Composite structure of Ge/ZnO multilayer films with Au metasurface for enhanced infrared reflection and compatible microwave transparency

Suppressing target infrared radiation signatures and enhancing their environment-adaptive camouflage capability have remained key research objectives in infrared thermal management technologies, this study proposes a metasurface-based composite multilayer film (CMF) composed of germanium (Ge)/zinc oxide (ZnO) multilayers (MLF) and an Au square periodic array (ASPA), achieving high infrared reflectivity and high microwave transmittance through synergistic design. For the infrared band, alternating Ge/ZnO layers with optimized thicknesses satisfy Bragg reflection conditions, leveraging constructive interference between high/low refractive index materials to achieve broadband high reflectivity. The ultrathin Au periodic array acts as an auxiliary reflector, suppressing transmission losses via the intrinsic infrared reflectivity of metals and dense subwavelength arrangement, thereby broadening the reflection bandwidth. For the microwave band, specially designed ultrathin Au metasurfaces achieve impedance matching with free space, demonstrating high-efficiency microwave transmission.

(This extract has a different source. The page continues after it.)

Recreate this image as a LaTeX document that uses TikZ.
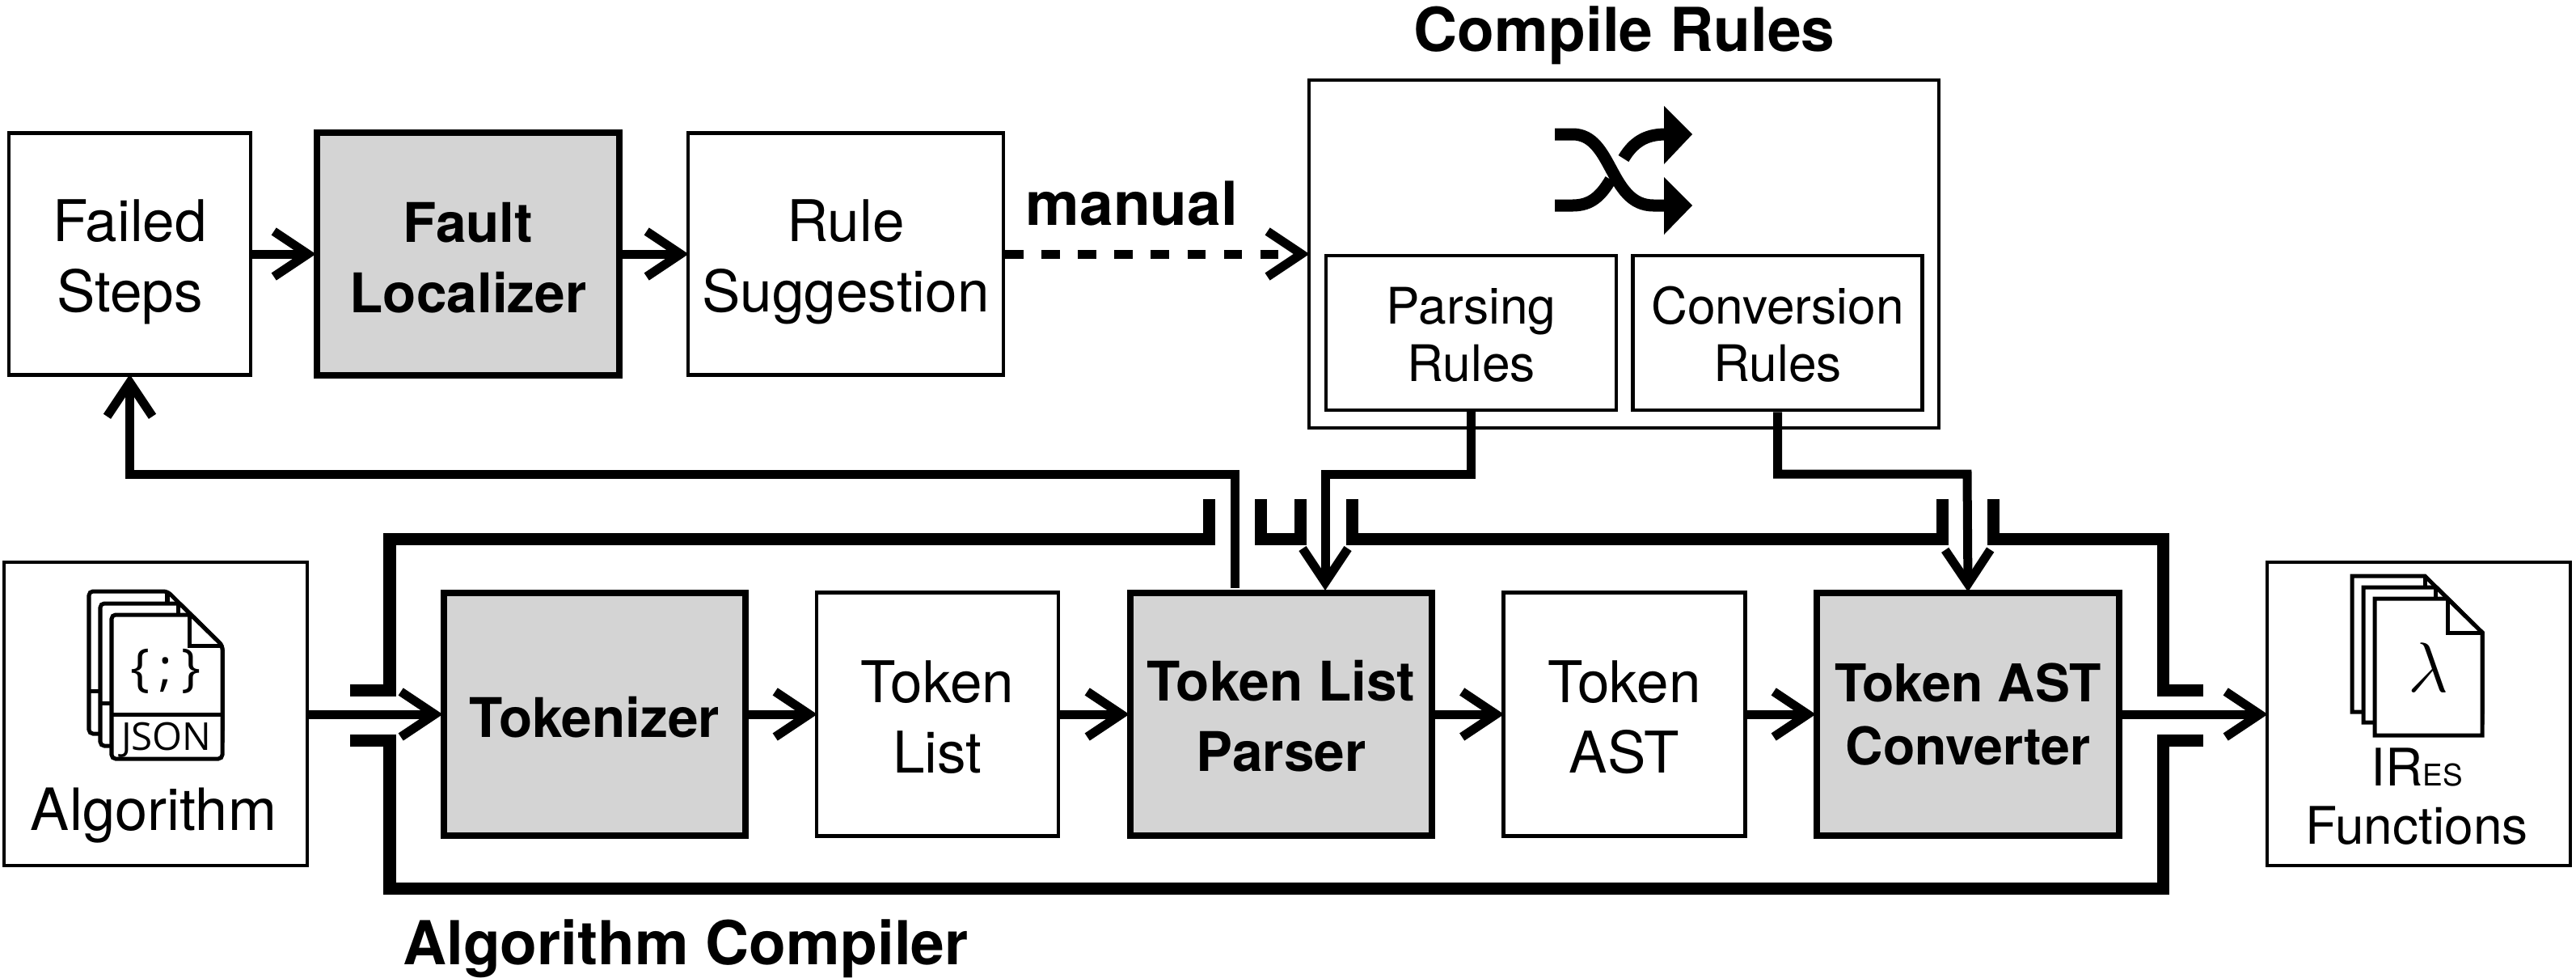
\documentclass[tikz,border=0pt]{standalone}
\usepackage{fontspec}
\setmainfont{TeX Gyre Heros}
\newfontfamily\iconfont{Open Sans}
\usetikzlibrary{arrows.meta}

% taller first line, pushes a label down inside its box
\newcommand{\droplabel}[1]{\rule{0pt}{#1}}

\tikzset{
  plainbox/.style={draw=black, line width=0.045cm, fill=white, align=center, inner sep=0pt,
    font=\fontsize{20.2}{24.7}\selectfont},
  stagebox/.style={plainbox, line width=0.085cm, fill=black!17, font=\fontsize{19.2}{24.7}\selectfont\bfseries},
  rulebox/.style={plainbox, font=\fontsize{17.7}{20.2}\selectfont},
  conn/.style={line width=0.11cm, shorten >=-0.03cm, -{Straight Barb[length=0.42cm,width=0.56cm]}},
  frame/.style={line width=0.15cm},
  title/.style={anchor=base, inner sep=0pt, font=\fontsize{21.3}{25}\selectfont\bfseries},
  doc/.style={line width=0.05cm, fill=white}
}

\begin{document}
\begin{tikzpicture}[x=0.01cm,y=-0.01cm]
    \useasboundingbox (0,0) rectangle (3186,1208);

    % top row
    \node[plainbox, minimum width=2.99cm, minimum height=2.99cm] (failed) at (160.5,314) {\droplabel{0.71cm}Failed\\Steps};
    \node[stagebox, minimum width=3.74cm, minimum height=3.00cm] (fault) at (579,314) {\droplabel{0.58cm}Fault\\Localizer};
    \node[plainbox, minimum width=3.90cm, minimum height=2.99cm] (suggest) at (1046,314) {\droplabel{0.71cm}Rule\\Suggestion};

    \node[plainbox, minimum width=7.79cm, minimum height=4.30cm] (compile) at (2008.5,314) {};
    \node[title] (compiletitle) at (2009,63) {Compile Rules};
    \node[rulebox, minimum width=3.59cm, minimum height=1.91cm] (parsing) at (1819.5,411.5) {\droplabel{0.49cm}Parsing\\Rules};
    \node[rulebox, minimum width=3.58cm, minimum height=1.91cm] (conversion) at (2198.5,411.5) {\droplabel{0.49cm}Conversion\\Rules};

    \draw[conn] (failed) -- (fault);
    \draw[conn] (fault) -- (suggest);
    \draw[conn, dashed, dash pattern=on 0.225cm off 0.225cm] (suggest) -- (compile.west |- suggest);
    \node[title] (manuallabel) at (1400,278) {manual};

    % shuffle sign
    \draw[line width=0.15cm] (1923,254) -- (1945,254) .. controls (1968,254) and (1980,242) .. (1992,222);
    \draw[line width=0.15cm] (2008,196) .. controls (2020,176) and (2035,166) .. (2060,166);
    \draw[line width=0.15cm] (1923,166) -- (1945,166) .. controls (1995,166) and (1990,254) .. (2045,254) -- (2060,254);
    \fill (2058,131) -- (2093,166) -- (2058,203) -- cycle;
    \fill (2058,219) -- (2093,254) -- (2058,290) -- cycle;

    % bottom row
    \node[plainbox, minimum width=3.75cm, minimum height=3.75cm] (algorithm) at (192.5,882.5) {};
    \node[stagebox, minimum width=3.73cm, minimum height=3.00cm] (tokenizer) at (735.5,883) {\droplabel{0.57cm}Tokenizer};
    \node[plainbox, minimum width=2.99cm, minimum height=3.01cm] (tokenlist) at (1159.5,883) {\droplabel{0.59cm}Token\\List};
    \node[stagebox, minimum width=3.73cm, minimum height=3.00cm] (parser) at (1584.5,883) {\droplabel{0.55cm}Token List\\Parser};
    \node[plainbox, minimum width=2.99cm, minimum height=3.01cm] (tokenast) at (2009,883) {\droplabel{0.59cm}Token\\AST};
    \node[stagebox, font=\fontsize{18.3}{22.4}\selectfont\bfseries, minimum width=3.74cm, minimum height=3.00cm] (converter) at (2434,883) {Token AST\\Converter};
    \node[plainbox, minimum width=3.75cm, minimum height=3.75cm] (functions) at (2991.5,882.5) {};

    \draw[conn] (algorithm.east |- tokenizer) -- (tokenizer);
    \draw[conn] (tokenizer) -- (tokenlist);
    \draw[conn] (tokenlist) -- (parser);
    \draw[conn] (parser) -- (tokenast);
    \draw[conn] (tokenast) -- (converter);
    \draw[conn] (converter) -- (functions.west |- converter);

    % rule wires and feedback
    \coordinate (parsingbend) at (1639,586);
    \coordinate (parserin) at (1639,727);
    \coordinate (conversionbend) at (2433,586);
    \coordinate (parserout) at (1527,727);
    \coordinate (feedbackbend) at (1527,586);
    \draw[conn] (parsing.south) |- (parsingbend) -- (parserin);
    \draw[conn] (conversion.south) |- (conversionbend) -- (converter.north);
    \draw[conn] (parserout) -- (feedbackbend) -| (failed.south);

    % compiler frame
    \draw[frame] (433,853) -- (482,853) -- (482,666) -- (1495,666) -- (1495,617);
    \draw[frame] (1559,617) -- (1559,666) -- (1608,666) -- (1608,617);
    \draw[frame] (1672,617) -- (1672,666) -- (2402,666) -- (2402,617);
    \draw[frame] (2465,617) -- (2465,666) -- (2675,666) -- (2675,853) -- (2725,853);
    \draw[frame] (433,915) -- (482,915) -- (482,1098) -- (2675,1098) -- (2675,915) -- (2725,915);
    \node[title] (compilerlabel) at (848,1192) {Algorithm Compiler};

    % json pages
    \begin{scope}[rounded corners=0.05cm]
      \draw[doc] (110,731) -- (207,731) -- (275,798) -- (275,907) -- (110,907) -- cycle;
      \draw[doc] (124,746) -- (222,746) -- (275,798) -- (275,922) -- (124,922) -- cycle;
      \draw[doc] (138,760) -- (236,760) -- (275,798) -- (275,938) -- (138,938) -- cycle;
    \end{scope}
    \draw[doc] (207,731) -- (207,746);
    \draw[doc] (220,746) -- (220,760);
    \draw[doc, fill=none] (234,760) -- (234,798) -- (275,798);
    \draw[doc] (110,854) -- (124,854);
    \draw[doc] (124,869) -- (138,869);
    \draw[doc] (138,883) -- (275,883);
    \node[inner sep=0pt, font=\iconfont\fontsize{18}{20}\selectfont] (jsonsign) at (205,830) {\{\hspace{0.17em};\hspace{0.17em}\}};
    \node[anchor=base, inner sep=0pt, font=\iconfont\fontsize{13.5}{16}\selectfont] (jsonname) at (206,927) {JSON};
    \node[anchor=base, inner sep=0pt, font=\fontsize{20.5}{24}\selectfont] (algorithmlabel) at (190,1026) {Algorithm};

    % lambda pages
    \draw[doc] (2909,712) -- (2999,712) -- (3070,782) -- (3070,880) -- (2909,880) -- cycle;
    \draw[doc] (2923,726) -- (3013,726) -- (3070,782) -- (3070,893) -- (2923,893) -- cycle;
    \draw[doc] (2937,740) -- (3027,740) -- (3070,782) -- (3070,909) -- (2937,909) -- cycle;
    \draw[doc] (2999,712) -- (2999,726);
    \draw[doc] (3012,726) -- (3012,740);
    \draw[doc, fill=none] (3027,740) -- (3027,782) -- (3070,782);
    \node[inner sep=0pt, font=\fontsize{30}{30}\selectfont] (lambdasign) at (3003,825) {$\lambda$};
    \node[inner sep=0pt, align=center, font=\fontsize{18.2}{20.4}\selectfont] (functionslabel) at (2989,985) {IR{\fontsize{10.5}{12}\selectfont ES}\\Functions};
\end{tikzpicture}
\end{document}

Experimental and simulation results demonstrate that the proposed composite structure achieves average infrared reflectance of 94.1 % in the 3–5 µm band and 89.1 % in the 8–14 µm band, while exhibiting efficient transmission characteristics exceeding 85 % in the 2–15 GHz frequency range and maintaining relatively high transmittance efficiency of 75–85 % in the 15–18 GHz band. By integrating infrared interference and microwave metasurface resonance, this work resolves the incompatibility of conventional materials in thermal management and communication, offering a novel approach to designing multifunctional integrated satellite materials for thermal control and signal transmission.